▸ WHAT YOU HAVE TO DO:
Go through the listing and set it down exactly, leaving out its pictures.

── AVAILABLE DATA

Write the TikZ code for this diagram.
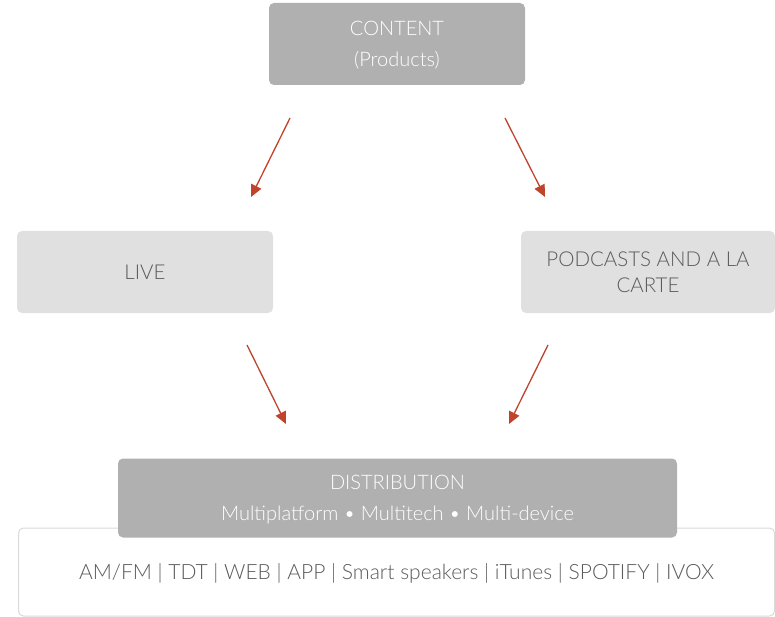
\documentclass[tikz,border=0pt]{standalone}
\usepackage{fontspec}
\setmainfont{Lato Light}
\usepackage{tikz}
\usetikzlibrary{positioning,arrows.meta}
\definecolor{boxdark}{HTML}{B0B0B0}
\definecolor{boxlight}{HTML}{E0E0E0}
\definecolor{textgray}{HTML}{5A5A5A}
\definecolor{arrowred}{HTML}{C0432B}
\definecolor{framegray}{HTML}{DADADA}
\tikzset{dark node/.style={rectangle,rounded corners=5pt,fill=boxdark,text=white,align=center,inner sep=0pt,text depth=0pt,font=\fontsize{20}{31}\selectfont},
light node/.style={rectangle,rounded corners=5pt,fill=boxlight,text=textgray,align=center,inner sep=0pt,font=\fontsize{20.5}{26}\selectfont},
flow arrow/.style={draw=arrowred,line width=1.3pt,-{Triangle[length=12pt,width=11pt,fill=arrowred]}},}

\begin{document}
\begin{tikzpicture}[x=1pt,y=-1pt]
    \useasboundingbox (0,0) rectangle (775,617);

    \node[rectangle,rounded corners=5pt,draw=framegray,line width=1pt,fill=white,minimum width=756pt,minimum height=88pt,text=textgray,text depth=0pt,font=\fontsize{21}{22}\selectfont] (platforms) at (396.5,572) {AM/FM | TDT | WEB | APP | Smart speakers | iTunes | SPOTIFY | IVOX};
    \node[dark node,minimum width=559pt,minimum height=79pt] (distribution) at (397.5,498) {DISTRIBUTION\\Multiplatform • Multitech • Multi-device};

    \node[dark node,minimum width=256pt,minimum height=82pt] (content) at (397,44) {CONTENT\\(Products)};
    \node[light node,minimum width=256pt,minimum height=82pt] (live) at (145,272) {LIVE};
    \node[light node,minimum width=254pt,minimum height=82pt] (podcasts) at (648,272) {PODCASTS AND A LA\\CARTE};

    % arrow ends
    \coordinate (c1) at (290,118);
    \coordinate (l1) at (251,197);
    \coordinate (c2) at (505,118);
    \coordinate (p1) at (545,197);
    \coordinate (l2) at (247,345);
    \coordinate (d1) at (286,424);
    \coordinate (p2) at (548,345);
    \coordinate (d2) at (509,424);

    \draw[flow arrow] (c1) -- (l1);
    \draw[flow arrow] (c2) -- (p1);
    \draw[flow arrow] (l2) -- (d1);
    \draw[flow arrow] (p2) -- (d2);
\end{tikzpicture}
\end{document}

────

▸ WRITTEN SOLUTION:
Write the TikZ code for this diagram.
\documentclass[tikz,border=0pt]{standalone}
\usepackage{fontspec}
\setmainfont{Lato Light}
\usepackage{tikz}
\usetikzlibrary{positioning,arrows.meta}
\definecolor{boxdark}{HTML}{B0B0B0}
\definecolor{boxlight}{HTML}{E0E0E0}
\definecolor{textgray}{HTML}{5A5A5A}
\definecolor{arrowred}{HTML}{C0432B}
\definecolor{framegray}{HTML}{DADADA}
\tikzset{dark node/.style={rectangle,rounded corners=5pt,fill=boxdark,text=white,align=center,inner sep=0pt,text depth=0pt,font=\fontsize{20}{31}\selectfont},
light node/.style={rectangle,rounded corners=5pt,fill=boxlight,text=textgray,align=center,inner sep=0pt,font=\fontsize{20.5}{26}\selectfont},
flow arrow/.style={draw=arrowred,line width=1.3pt,-{Triangle[length=12pt,width=11pt,fill=arrowred]}},}

\begin{document}
\begin{tikzpicture}[x=1pt,y=-1pt]
    \useasboundingbox (0,0) rectangle (775,617);

    \node[rectangle,rounded corners=5pt,draw=framegray,line width=1pt,fill=white,minimum width=756pt,minimum height=88pt,text=textgray,text depth=0pt,font=\fontsize{21}{22}\selectfont] (platforms) at (396.5,572) {AM/FM | TDT | WEB | APP | Smart speakers | iTunes | SPOTIFY | IVOX};
    \node[dark node,minimum width=559pt,minimum height=79pt] (distribution) at (397.5,498) {DISTRIBUTION\\Multiplatform • Multitech • Multi-device};

    \node[dark node,minimum width=256pt,minimum height=82pt] (content) at (397,44) {CONTENT\\(Products)};
    \node[light node,minimum width=256pt,minimum height=82pt] (live) at (145,272) {LIVE};
    \node[light node,minimum width=254pt,minimum height=82pt] (podcasts) at (648,272) {PODCASTS AND A LA\\CARTE};

    % arrow ends
    \coordinate (c1) at (290,118);
    \coordinate (l1) at (251,197);
    \coordinate (c2) at (505,118);
    \coordinate (p1) at (545,197);
    \coordinate (l2) at (247,345);
    \coordinate (d1) at (286,424);
    \coordinate (p2) at (548,345);
    \coordinate (d2) at (509,424);

    \draw[flow arrow] (c1) -- (l1);
    \draw[flow arrow] (c2) -- (p1);
    \draw[flow arrow] (l2) -- (d1);
    \draw[flow arrow] (p2) -- (d2);
\end{tikzpicture}
\end{document}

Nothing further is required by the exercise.